Der Anreißer für diesen kostenpflichtigen Artikel steht bei SPIEGEL Online übrigens unter der abweichenden Überschrift „Wenn Linke plötzlich rechts abdriften“. Wie passend. Anstatt den Lesern zu erklären, wie die politische Linke die europäische Ebene gegen den Willen der EU-Kommission und gegen den Willen der Mitgliedsstaaten umgestalten soll, kommt wieder das alte Querfront-Lied. Die Gemeinsamkeiten sind dabei noch nicht einmal marginal. Wilders, Le Pen und Gauland haben doch keine linke Politik im Sinn. Die einzige Gemeinsamkeit ist, dass auch die Rechtsradikalen erkannt haben, dass eine Umsetzung ihrer Forderungen über die europäischen Ebene ausgeschlossen ist und sie daher nationalstaatlich agieren müssen. Nur weil zwei vollkommen verschiedene politische Gruppierungen dieselben Institutionen adressieren, ist dies aber doch keine politische Gemeinsamkeit! Wer derart vereinfacht, beleidigt den Intellekt seiner Leser.

Saugas Ausführungen sind jedoch ganz typisch für den fehlgeleiteten Diskurs. Linksliberale Vordenker pochen ja stets auf „mehr Europa“, vermeiden es jedoch auf Teufel komm raus, zu erklären, wie sie ihre Ziele konkret umsetzen wollen und wie sie inhaltliche Gegner zunächst überzeugen und dann auf diesen Weg mitnehmen wollen. Was sie sich wünschen, ist vielmehr ein Blankoscheck. Vertrauen Sie uns nur, wir machen das schon und wir wissen, was gut für Sie ist. Nach Schröder, Blair, Hollande und Co. ist der Vertrauensvorschuss der Sozialdemokraten aber komplett aufgezehrt. Nur neu lackierte Reformpolitiker á la Macron können noch die Gunst der Stunde nutzen und nun muss man sie an ihren Taten messen. Dass Macrons Politik progressive Kräfte überzeugen wird, ist jedoch auszuschließen. Denn erst einmal muss er ja auf nationalstaatlicher Ebene seine „Hausaufgaben“ machen und danach wird der Vertrauensvorschuss schon aufgebraucht sein.
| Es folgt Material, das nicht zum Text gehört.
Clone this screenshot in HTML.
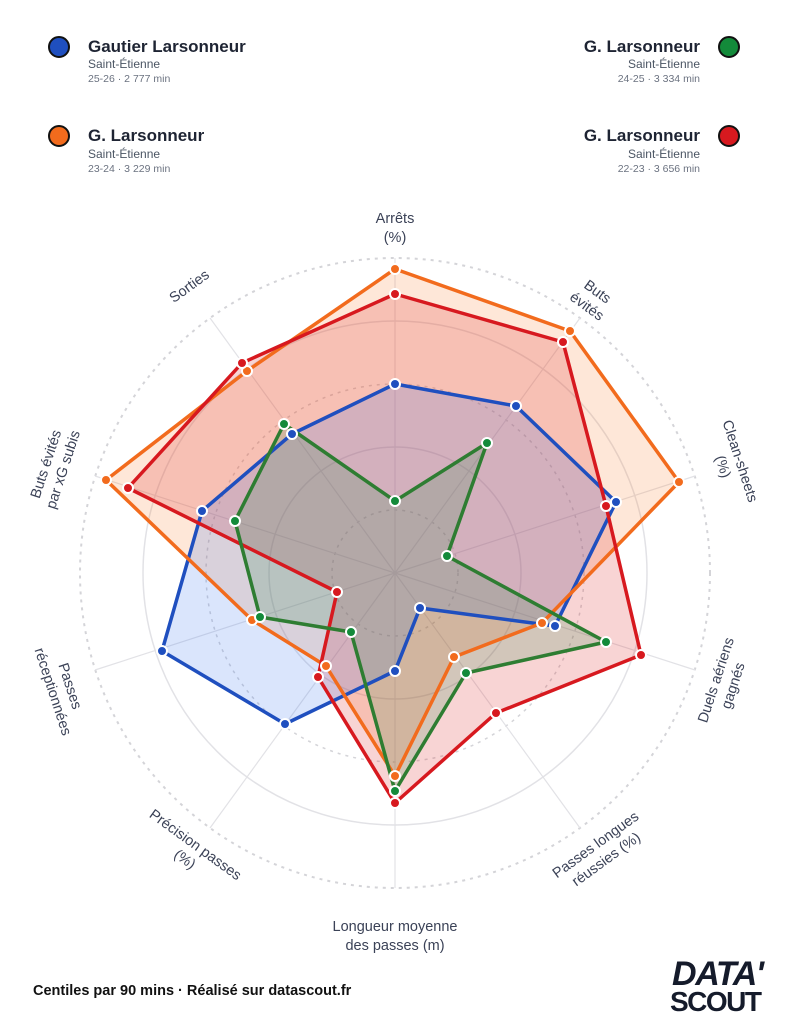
<!DOCTYPE html>
<html><head><meta charset="utf-8"><style>
body{margin:0;width:788px;height:1024px;background:#fff;font-family:"Liberation Sans",sans-serif;overflow:hidden}
svg text{font-family:"Liberation Sans",sans-serif}
</style></head><body>
<svg width="788" height="1024" viewBox="0 0 788 1024" xmlns="http://www.w3.org/2000/svg">
<!-- legend -->
<g>
<circle cx="59" cy="47" r="10" fill="#1f4fbf" stroke="#111" stroke-width="2"/>
<text x="88" y="52" font-size="17" font-weight="bold" fill="#1e2433">Gautier Larsonneur</text>
<text x="88" y="68" font-size="12" fill="#4b5563">Saint-Étienne</text>
<text x="88" y="82" font-size="10.5" fill="#6b7280">25-26 · 2 777 min</text>
<circle cx="59" cy="136" r="10" fill="#f26b1d" stroke="#111" stroke-width="2"/>
<text x="88" y="141" font-size="17" font-weight="bold" fill="#1e2433">G. Larsonneur</text>
<text x="88" y="158" font-size="12" fill="#4b5563">Saint-Étienne</text>
<text x="88" y="172" font-size="10.5" fill="#6b7280">23-24 · 3 229 min</text>
<circle cx="729" cy="47" r="10" fill="#138a3a" stroke="#111" stroke-width="2"/>
<text x="700" y="52" font-size="17" font-weight="bold" fill="#1e2433" text-anchor="end">G. Larsonneur</text>
<text x="700" y="68" font-size="12" fill="#4b5563" text-anchor="end">Saint-Étienne</text>
<text x="700" y="82" font-size="10.5" fill="#6b7280" text-anchor="end">24-25 · 3 334 min</text>
<circle cx="729" cy="136" r="10" fill="#d7191f" stroke="#111" stroke-width="2"/>
<text x="700" y="141" font-size="17" font-weight="bold" fill="#1e2433" text-anchor="end">G. Larsonneur</text>
<text x="700" y="158" font-size="12" fill="#4b5563" text-anchor="end">Saint-Étienne</text>
<text x="700" y="172" font-size="10.5" fill="#6b7280" text-anchor="end">22-23 · 3 656 min</text>
</g>
<!-- grid -->
<g fill="none">
<circle cx="395" cy="573" r="315" stroke="#d4d4d8" stroke-width="2" stroke-dasharray="3 5"/>
<circle cx="395" cy="573" r="252" stroke="#e2e2e6" stroke-width="1.5"/>
<circle cx="395" cy="573" r="189" stroke="#d4d4d8" stroke-width="1.5" stroke-dasharray="3 5"/>
<circle cx="395" cy="573" r="126" stroke="#e2e2e6" stroke-width="1.5"/>
<circle cx="395" cy="573" r="63" stroke="#d4d4d8" stroke-width="1.5" stroke-dasharray="3 5"/>
<g stroke="#e2e2e6" stroke-width="1.2">
<line x1="395" y1="573" x2="395" y2="258"/>
<line x1="395" y1="573" x2="580" y2="318"/>
<line x1="395" y1="573" x2="695" y2="476"/>
<line x1="395" y1="573" x2="695" y2="670"/>
<line x1="395" y1="573" x2="580" y2="828"/>
<line x1="395" y1="573" x2="395" y2="888"/>
<line x1="395" y1="573" x2="210" y2="828"/>
<line x1="395" y1="573" x2="95" y2="670"/>
<line x1="395" y1="573" x2="95" y2="476"/>
<line x1="395" y1="573" x2="210" y2="318"/>
</g></g>
<!-- fills -->
<polygon points="395,269 570,331 679,482 542,623 454,657 395,776 326,666 252,620 106,480 247,371" fill="#f97316" fill-opacity="0.17"/>
<polygon points="395,294 563,342 606,506 641,655 496,713 395,803 318,677 337,592 128,488 242,363" fill="#dc2626" fill-opacity="0.2"/>
<polygon points="395,384 516,406 616,502 555,626 420,608 395,671 285,724 162,651 202,511 292,434" fill="#2563eb" fill-opacity="0.17"/>
<polygon points="395,501 487,443 447,556 606,642 466,673 395,791 351,632 260,617 235,521 284,424" fill="#15803d" fill-opacity="0.17"/>
<!-- lines -->
<g fill="none" stroke-width="3.5" stroke-linejoin="round">
<polygon points="395,384 516,406 616,502 555,626 420,608 395,671 285,724 162,651 202,511 292,434" stroke="#1f4fbf"/>
<polygon points="395,269 570,331 679,482 542,623 454,657 395,776 326,666 252,620 106,480 247,371" stroke="#f26b1d"/>
<polygon points="395,294 563,342 606,506 641,655 496,713 395,803 318,677 337,592 128,488 242,363" stroke="#d7191f"/>
<polygon points="395,501 487,443 447,556 606,642 466,673 395,791 351,632 260,617 235,521 284,424" stroke="#2e7d32"/>
</g>
<g stroke="#fff" stroke-width="2">
<g fill="#1f4fbf"><circle cx="395" cy="384" r="5"/><circle cx="516" cy="406" r="5"/><circle cx="616" cy="502" r="5"/><circle cx="555" cy="626" r="5"/><circle cx="420" cy="608" r="5"/><circle cx="395" cy="671" r="5"/><circle cx="285" cy="724" r="5"/><circle cx="162" cy="651" r="5"/><circle cx="202" cy="511" r="5"/><circle cx="292" cy="434" r="5"/></g>
<g fill="#f26b1d"><circle cx="395" cy="269" r="5"/><circle cx="570" cy="331" r="5"/><circle cx="679" cy="482" r="5"/><circle cx="542" cy="623" r="5"/><circle cx="454" cy="657" r="5"/><circle cx="395" cy="776" r="5"/><circle cx="326" cy="666" r="5"/><circle cx="252" cy="620" r="5"/><circle cx="106" cy="480" r="5"/><circle cx="247" cy="371" r="5"/></g>
<g fill="#d7191f"><circle cx="395" cy="294" r="5"/><circle cx="563" cy="342" r="5"/><circle cx="606" cy="506" r="5"/><circle cx="641" cy="655" r="5"/><circle cx="496" cy="713" r="5"/><circle cx="395" cy="803" r="5"/><circle cx="318" cy="677" r="5"/><circle cx="337" cy="592" r="5"/><circle cx="128" cy="488" r="5"/><circle cx="242" cy="363" r="5"/></g>
<g fill="#138a3a"><circle cx="395" cy="501" r="5"/><circle cx="487" cy="443" r="5"/><circle cx="447" cy="556" r="5"/><circle cx="606" cy="642" r="5"/><circle cx="466" cy="673" r="5"/><circle cx="395" cy="791" r="5"/><circle cx="351" cy="632" r="5"/><circle cx="260" cy="617" r="5"/><circle cx="235" cy="521" r="5"/><circle cx="284" cy="424" r="5"/></g>
</g>
<!-- axis labels -->
<g font-size="14.5" fill="#3b4257" text-anchor="middle">
<text x="395" y="223">Arrêts</text><text x="395" y="242">(%)</text>
<g transform="translate(590,302) rotate(36)"><text x="0" y="-8">Buts</text><text x="0" y="10">évités</text></g>
<g transform="translate(728,465) rotate(72)"><text x="0" y="-8">Clean-sheets</text><text x="0" y="10">(%)</text></g>
<g transform="translate(728,684) rotate(-72)"><text x="0" y="-8">Duels aériens</text><text x="0" y="10">gagnés</text></g>
<g transform="translate(603,855) rotate(-36)"><text x="0" y="-8">Passes longues</text><text x="0" y="10">réussies (%)</text></g>
<text x="395" y="931">Longueur moyenne</text><text x="395" y="950">des passes (m)</text>
<g transform="translate(188,855) rotate(36)"><text x="0" y="-8">Précision passes</text><text x="0" y="10">(%)</text></g>
<g transform="translate(58,690) rotate(72)"><text x="0" y="-8">Passes</text><text x="0" y="10">réceptionnées</text></g>
<g transform="translate(58,468) rotate(-72)"><text x="0" y="-8">Buts évités</text><text x="0" y="10">par xG subis</text></g>
<g transform="translate(192,290) rotate(-36)"><text x="0" y="0">Sorties</text></g>
</g>
<text x="33" y="995" font-size="14.5" font-weight="bold" fill="#111">Centiles par 90 mins · Réalisé sur datascout.fr</text>
<text x="672" y="985" font-size="34" font-weight="bold" font-style="italic" fill="#151b2b" textLength="92">DATA'</text>
<text x="670" y="1011" font-size="28" font-weight="bold" fill="#151b2b" textLength="92">SCOUT</text>
</svg>
</body></html>
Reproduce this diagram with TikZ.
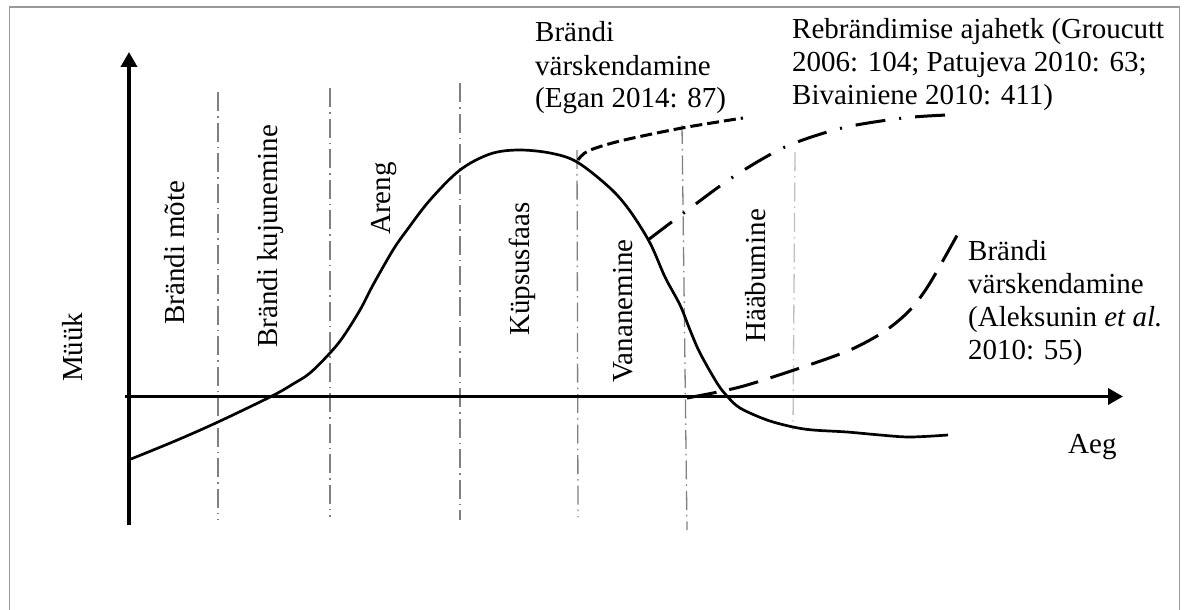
\documentclass[tikz,border=0pt]{standalone}
\usepackage{fontspec}
\setmainfont{Liberation Serif}
\usetikzlibrary{arrows.meta}
\begin{document}
\begin{tikzpicture}[x=1pt,y=-1pt,
  lbl/.style={font=\fontsize{29}{33}\selectfont, inner sep=0pt, anchor=base west},
  vlbl/.style={lbl, rotate=90},
  axisline/.style={line width=3.6pt, -{Triangle[length=15pt,width=16pt]}},
  phaseline/.style={draw=black!50, line width=1.3pt, dash pattern=on 19pt off 5pt on 1.5pt off 5pt},
  lifecurve/.style={line width=2.7pt, line join=round},
  eganline/.style={line width=3pt, dash pattern=on 12pt off 5pt},
  rebrandline/.style={line width=3pt, dash pattern=on 30pt off 14pt on 2pt off 14pt},
  alekline/.style={line width=3pt, dash pattern=on 30pt off 13pt}
]
\useasboundingbox (0,0) rectangle (1186,610);

% frame
\draw[black!40, line width=1.6pt] (9.5,615) -- (9.5,7) -- (1179.5,7) -- (1179.5,615);

% phase separators
\coordinate (p1t) at (218,92);  \coordinate (p1b) at (218,520);
\coordinate (p2t) at (330,88);  \coordinate (p2b) at (330,517);
\coordinate (p3t) at (460,83);  \coordinate (p3b) at (460,520);
\coordinate (p4t) at (577,150); \coordinate (p4b) at (578,517);
\coordinate (p5t) at (682,125); \coordinate (p5b) at (687,530);
\coordinate (p6t) at (795,152); \coordinate (p6b) at (793,430);
\draw[phaseline] (p1t) -- (p1b);
\draw[phaseline] (p2t) -- (p2b);
\draw[phaseline] (p3t) -- (p3b);
\draw[phaseline] (p4t) -- (p4b);
\draw[phaseline] (p5t) -- (p5b);
\draw[phaseline, draw=black!25] (p6t) -- (p6b);

% axes
\coordinate (yb) at (129,525); \coordinate (yt) at (129,52);
\coordinate (xl) at (125,396.5); \coordinate (xr) at (1123,396.5);
\draw[axisline] (yb) -- (yt);
\draw[axisline] (xl) -- (xr);

% life cycle curve
\draw[lifecurve] plot[smooth, tension=0.55] coordinates {
  (131,459) (175,441) (218,422) (272,396) (293,384) (310,373) (330,353)
  (343,337) (360,310) (373,285) (393,250) (407,230) (430,200) (460,170)
  (490,154) (518,150) (550,153) (577,162) (610,188) (630,211) (650,243)
  (665,277) (680,305) (690,330) (700,353) (717,383) (727,396) (740,408)
  (767,420) (793,427) (813,430) (847,432) (880,435) (910,437) (948,435)};

% refresh curves
\draw[eganline] plot[smooth] coordinates {
  (578,160) (588,151) (620,141) (682,128) (743,118)};
\draw[rebrandline] plot[smooth] coordinates {
  (648,240) (685,212) (733,177) (785,147) (842,128) (903,118) (947,115)};
\draw[alekline] plot[smooth] coordinates {
  (687,398) (740,387) (800,368) (850,350) (885,331) (910,310) (930,283) (960,230)};

% axis titles
\node[vlbl] (muuk) at (82,382) {Müük};
\node[lbl] (aeg) at (1068,453) {Aeg};

% phase names
\node[vlbl] (ph1) at (184,325) {Brändi mõte};
\node[vlbl] (ph2) at (277,348) {Brändi kujunemine};
\node[vlbl] (ph3) at (390,235) {Areng};
\node[vlbl] (ph4) at (529,336) {Küpsusfaas};
\node[vlbl] (ph5) at (632,383) {Vananemine};
\node[vlbl] (ph6) at (765,343) {Hääbumine};

% references
\node[lbl] (egan1) at (535,42) {Brändi};
\node[lbl] (egan2) at (535,75) {värskendamine};
\node[lbl] (egan3) at (535,107) {(Egan 2014: 87)};

\node[lbl] (reb1) at (792,39) {Rebrändimise ajahetk (Groucutt};
\node[lbl] (reb2) at (792,72) {2006: 104; Patujeva 2010: 63;};
\node[lbl] (reb3) at (792,104) {Bivainiene 2010: 411)};

\node[lbl] (alek1) at (968,260) {Brändi};
\node[lbl] (alek2) at (968,293) {värskendamine};
\node[lbl] (alek3) at (968,326) {(Aleksunin {\itshape et al.}};
\node[lbl] (alek4) at (968,359) {2010: 55)};
\end{tikzpicture}
\end{document}
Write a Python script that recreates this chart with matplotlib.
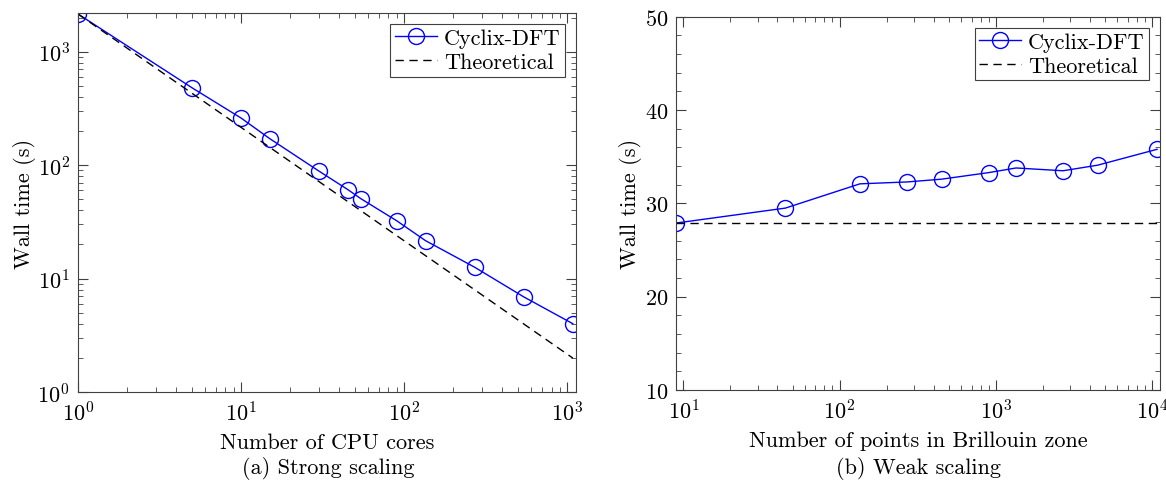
import numpy as np
import matplotlib
matplotlib.use('Agg')
import matplotlib.pyplot as plt
from matplotlib.ticker import MultipleLocator

plt.rcParams['font.family'] = 'serif'
plt.rcParams['font.serif'] = ['cmr10']
plt.rcParams['mathtext.fontset'] = 'cm'
plt.rcParams['axes.formatter.use_mathtext'] = True
plt.rcParams['font.size'] = 16

# strong scaling data
cores = [1, 5, 10, 15, 30, 45, 54, 90, 135, 270, 540, 1080]
strong_time = [2150, 481, 260, 171, 88.6, 61, 50.8, 32.3, 21.6, 12.6, 6.9, 4.0]

# weak scaling data
kpoints = [9, 45, 135, 270, 450, 900, 1350, 2700, 4500, 10800]
weak_time = [27.9, 29.5, 32.1, 32.3, 32.6, 33.3, 33.8, 33.5, 34.1, 35.8]

blue = '#0000ff'
ecol = '#404040'

fig = plt.figure(figsize=(11.66, 4.81), dpi=100)
ax1 = fig.add_axes([0.067, 0.183, 0.427, 0.788])
ax2 = fig.add_axes([0.580, 0.187, 0.415, 0.776])

# %% strong
c = np.array(cores, dtype=float)
ax1.loglog(c, strong_time, '-o', color=blue, mfc='none', ms=11.5, lw=1, mew=1,
           label='Cyclix-DFT')
ax1.loglog(c, strong_time[0] / c, '--', color='k', lw=1, dashes=(6, 4),
           label='Theoretical')
ax1.set_xlim(1, 1130)
ax1.set_ylim(1, 2200)
ax1.set_xlabel('Number of CPU cores', labelpad=6)
ax1.set_ylabel('Wall time (s)', labelpad=1)
fig.text(0.2815, 0.027, '(a) Strong scaling', ha='center', va='center')

# %% weak
ax2.semilogx(kpoints, weak_time, '-o', color=blue, mfc='none', ms=11.5, lw=1, mew=1,
             label='Cyclix-DFT')
ax2.semilogx([9, 11300], [weak_time[0], weak_time[0]], '--', color='k', lw=1,
             dashes=(6, 4), label='Theoretical')
ax2.set_xlim(9, 11300)
ax2.set_ylim(10, 50)
ax2.yaxis.set_major_locator(MultipleLocator(10))
ax2.yaxis.set_minor_locator(MultipleLocator(2))
ax2.set_xlabel('Number of points in Brillouin zone', labelpad=6)
ax2.set_ylabel('Wall time (s)', labelpad=2)
fig.text(0.7875, 0.027, '(b) Weak scaling', ha='center', va='center')

for ax in (ax1, ax2):
    ax.tick_params(which='both', direction='in', top=True, right=True,
                   colors=ecol, labelcolor='k', labelsize=16)
    ax.tick_params(which='major', length=7, pad=6)
    ax.tick_params(which='minor', length=3.5)
    for s in ax.spines.values():
        s.set_color(ecol)
    leg = ax.legend(loc='upper right', fancybox=False, edgecolor=ecol,
                    framealpha=1, handlelength=1.9, borderpad=0.2,
                    labelspacing=0.2, handletextpad=0.3, borderaxespad=0.5)
    leg.get_frame().set_linewidth(0.8)

fig.savefig('out.png', dpi=100)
Wenn es so weit ist, besteht in der Tat die Gefahr, dass die Wähler nach Rechtsaußen abdriften. Genau dieses Szenario sagen ja auch Intellektuelle wie Didier Eribon voraus. Man muss schon ziemlich geschichtsvergessen sein, wenn man dies nun im Stile eines Michael Sauga umdeuten will. Nicht die SPD-Ablehnung der Kommunisten, sondern die Sparpolitik Brünings und die Unterstützung der Nazis durch das bürgerliche Lager haben Hitler erst möglich gemacht. Geschichte ist vor allem dazu da, dass man aus ihr lernt. Leider lernen wir jedoch nicht aus der Geschichte, sondern schreiben sie nach unseren ideologischen Vorstellungen um. Das, lieber Michael Sauga, ist jedoch brandgefährlich.